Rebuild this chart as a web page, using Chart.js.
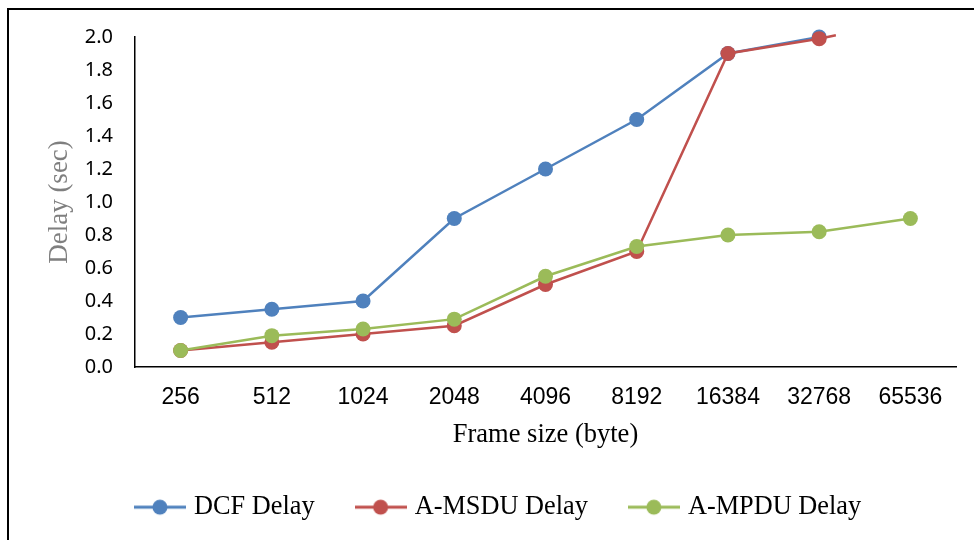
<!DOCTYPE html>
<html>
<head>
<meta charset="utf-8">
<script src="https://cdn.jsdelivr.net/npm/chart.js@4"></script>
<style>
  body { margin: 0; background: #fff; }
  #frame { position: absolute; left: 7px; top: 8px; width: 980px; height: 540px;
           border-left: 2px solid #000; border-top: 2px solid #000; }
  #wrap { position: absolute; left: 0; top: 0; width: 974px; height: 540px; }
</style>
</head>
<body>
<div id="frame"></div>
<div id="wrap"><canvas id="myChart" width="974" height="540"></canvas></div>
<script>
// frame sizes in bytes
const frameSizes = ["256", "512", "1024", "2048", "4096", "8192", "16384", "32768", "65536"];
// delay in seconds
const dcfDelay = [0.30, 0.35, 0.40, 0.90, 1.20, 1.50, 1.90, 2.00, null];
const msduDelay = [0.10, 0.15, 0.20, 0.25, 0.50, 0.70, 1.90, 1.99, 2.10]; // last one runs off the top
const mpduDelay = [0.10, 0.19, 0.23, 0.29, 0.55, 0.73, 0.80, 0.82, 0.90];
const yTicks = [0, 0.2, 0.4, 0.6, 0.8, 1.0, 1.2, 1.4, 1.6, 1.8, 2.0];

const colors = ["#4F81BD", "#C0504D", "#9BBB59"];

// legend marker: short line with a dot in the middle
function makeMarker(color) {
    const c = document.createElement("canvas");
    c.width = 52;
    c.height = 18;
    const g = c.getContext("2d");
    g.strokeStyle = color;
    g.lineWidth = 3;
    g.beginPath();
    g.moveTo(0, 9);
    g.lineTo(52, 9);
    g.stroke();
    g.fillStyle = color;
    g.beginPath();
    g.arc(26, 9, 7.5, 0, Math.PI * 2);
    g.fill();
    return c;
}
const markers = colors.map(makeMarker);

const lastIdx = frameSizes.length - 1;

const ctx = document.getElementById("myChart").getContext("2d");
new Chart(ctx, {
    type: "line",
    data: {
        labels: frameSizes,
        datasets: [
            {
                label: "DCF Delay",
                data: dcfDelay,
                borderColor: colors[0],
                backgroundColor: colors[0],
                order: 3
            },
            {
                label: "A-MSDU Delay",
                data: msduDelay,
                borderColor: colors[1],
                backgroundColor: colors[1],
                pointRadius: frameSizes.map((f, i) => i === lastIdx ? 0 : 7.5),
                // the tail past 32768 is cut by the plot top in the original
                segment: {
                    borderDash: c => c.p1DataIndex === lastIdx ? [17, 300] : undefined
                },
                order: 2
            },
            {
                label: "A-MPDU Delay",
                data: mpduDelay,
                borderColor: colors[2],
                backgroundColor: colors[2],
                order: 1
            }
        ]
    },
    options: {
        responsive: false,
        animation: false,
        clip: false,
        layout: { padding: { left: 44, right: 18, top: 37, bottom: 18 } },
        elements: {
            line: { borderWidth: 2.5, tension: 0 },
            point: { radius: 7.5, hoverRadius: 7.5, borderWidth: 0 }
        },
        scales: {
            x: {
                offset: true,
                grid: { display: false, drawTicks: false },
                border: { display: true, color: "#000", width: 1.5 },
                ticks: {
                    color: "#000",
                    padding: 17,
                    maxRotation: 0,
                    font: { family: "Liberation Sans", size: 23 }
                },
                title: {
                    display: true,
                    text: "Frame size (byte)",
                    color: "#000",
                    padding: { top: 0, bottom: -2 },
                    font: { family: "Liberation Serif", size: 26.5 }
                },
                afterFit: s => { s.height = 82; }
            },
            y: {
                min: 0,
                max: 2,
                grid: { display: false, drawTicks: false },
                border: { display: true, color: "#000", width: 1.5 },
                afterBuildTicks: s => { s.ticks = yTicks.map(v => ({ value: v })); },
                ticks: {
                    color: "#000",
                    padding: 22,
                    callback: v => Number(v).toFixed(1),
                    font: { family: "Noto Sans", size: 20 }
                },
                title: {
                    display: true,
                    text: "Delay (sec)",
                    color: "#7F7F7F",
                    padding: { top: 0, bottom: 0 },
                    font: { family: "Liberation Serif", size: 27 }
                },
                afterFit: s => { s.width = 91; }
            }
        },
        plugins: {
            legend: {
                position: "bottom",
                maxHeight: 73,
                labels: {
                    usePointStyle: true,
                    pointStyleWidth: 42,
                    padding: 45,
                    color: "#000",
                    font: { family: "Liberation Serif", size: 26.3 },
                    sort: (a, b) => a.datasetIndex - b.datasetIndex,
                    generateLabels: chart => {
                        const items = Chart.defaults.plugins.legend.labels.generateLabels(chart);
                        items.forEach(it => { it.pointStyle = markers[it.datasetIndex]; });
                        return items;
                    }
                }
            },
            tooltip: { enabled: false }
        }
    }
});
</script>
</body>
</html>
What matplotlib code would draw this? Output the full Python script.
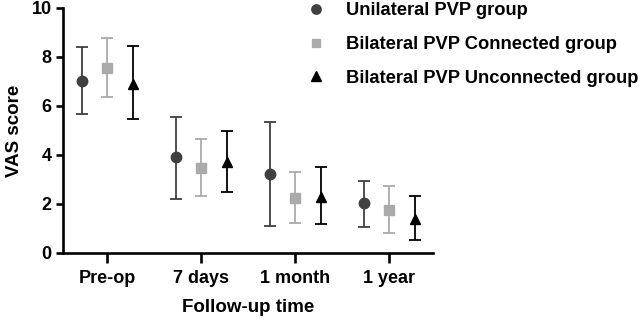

::::::

Prompt: Copy out all of the data word for word. Do not carry over any picture.

Solution:
Rebuild this chart as a web page, using Chart.js.
<!DOCTYPE html>
<html>
<head>
<meta charset="utf-8">
<script src="https://cdn.jsdelivr.net/npm/chart.js@4"></script>
<style>
  body { margin: 0; background: #fff; }
  #frame { position: absolute; left: 7px; top: 8px; width: 980px; height: 540px;
           border-left: 2px solid #000; border-top: 2px solid #000; }
  #wrap { position: absolute; left: 0; top: 0; width: 974px; height: 540px; }
</style>
</head>
<body>
<div id="frame"></div>
<div id="wrap"><canvas id="myChart" width="974" height="540"></canvas></div>
<script>
// frame sizes in bytes
const frameSizes = ["256", "512", "1024", "2048", "4096", "8192", "16384", "32768", "65536"];
// delay in seconds
const dcfDelay = [0.30, 0.35, 0.40, 0.90, 1.20, 1.50, 1.90, 2.00, null];
const msduDelay = [0.10, 0.15, 0.20, 0.25, 0.50, 0.70, 1.90, 1.99, 2.10]; // last one runs off the top
const mpduDelay = [0.10, 0.19, 0.23, 0.29, 0.55, 0.73, 0.80, 0.82, 0.90];
const yTicks = [0, 0.2, 0.4, 0.6, 0.8, 1.0, 1.2, 1.4, 1.6, 1.8, 2.0];

const colors = ["#4F81BD", "#C0504D", "#9BBB59"];

// legend marker: short line with a dot in the middle
function makeMarker(color) {
    const c = document.createElement("canvas");
    c.width = 52;
    c.height = 18;
    const g = c.getContext("2d");
    g.strokeStyle = color;
    g.lineWidth = 3;
    g.beginPath();
    g.moveTo(0, 9);
    g.lineTo(52, 9);
    g.stroke();
    g.fillStyle = color;
    g.beginPath();
    g.arc(26, 9, 7.5, 0, Math.PI * 2);
    g.fill();
    return c;
}
const markers = colors.map(makeMarker);

const lastIdx = frameSizes.length - 1;

const ctx = document.getElementById("myChart").getContext("2d");
new Chart(ctx, {
    type: "line",
    data: {
        labels: frameSizes,
        datasets: [
            {
                label: "DCF Delay",
                data: dcfDelay,
                borderColor: colors[0],
                backgroundColor: colors[0],
                order: 3
            },
            {
                label: "A-MSDU Delay",
                data: msduDelay,
                borderColor: colors[1],
                backgroundColor: colors[1],
                pointRadius: frameSizes.map((f, i) => i === lastIdx ? 0 : 7.5),
                // the tail past 32768 is cut by the plot top in the original
                segment: {
                    borderDash: c => c.p1DataIndex === lastIdx ? [17, 300] : undefined
                },
                order: 2
            },
            {
                label: "A-MPDU Delay",
                data: mpduDelay,
                borderColor: colors[2],
                backgroundColor: colors[2],
                order: 1
            }
        ]
    },
    options: {
        responsive: false,
        animation: false,
        clip: false,
        layout: { padding: { left: 44, right: 18, top: 37, bottom: 18 } },
        elements: {
            line: { borderWidth: 2.5, tension: 0 },
            point: { radius: 7.5, hoverRadius: 7.5, borderWidth: 0 }
        },
        scales: {
            x: {
                offset: true,
                grid: { display: false, drawTicks: false },
                border: { display: true, color: "#000", width: 1.5 },
                ticks: {
                    color: "#000",
                    padding: 17,
                    maxRotation: 0,
                    font: { family: "Liberation Sans", size: 23 }
                },
                title: {
                    display: true,
                    text: "Frame size (byte)",
                    color: "#000",
                    padding: { top: 0, bottom: -2 },
                    font: { family: "Liberation Serif", size: 26.5 }
                },
                afterFit: s => { s.height = 82; }
            },
            y: {
                min: 0,
                max: 2,
                grid: { display: false, drawTicks: false },
                border: { display: true, color: "#000", width: 1.5 },
                afterBuildTicks: s => { s.ticks = yTicks.map(v => ({ value: v })); },
                ticks: {
                    color: "#000",
                    padding: 22,
                    callback: v => Number(v).toFixed(1),
                    font: { family: "Noto Sans", size: 20 }
                },
                title: {
                    display: true,
                    text: "Delay (sec)",
                    color: "#7F7F7F",
                    padding: { top: 0, bottom: 0 },
                    font: { family: "Liberation Serif", size: 27 }
                },
                afterFit: s => { s.width = 91; }
            }
        },
        plugins: {
            legend: {
                position: "bottom",
                maxHeight: 73,
                labels: {
                    usePointStyle: true,
                    pointStyleWidth: 42,
                    padding: 45,
                    color: "#000",
                    font: { family: "Liberation Serif", size: 26.3 },
                    sort: (a, b) => a.datasetIndex - b.datasetIndex,
                    generateLabels: chart => {
                        const items = Chart.defaults.plugins.legend.labels.generateLabels(chart);
                        items.forEach(it => { it.pointStyle = markers[it.datasetIndex]; });
                        return items;
                    }
                }
            },
            tooltip: { enabled: false }
        }
    }
});
</script>
</body>
</html>
What matplotlib code would draw this? Output the full Python script.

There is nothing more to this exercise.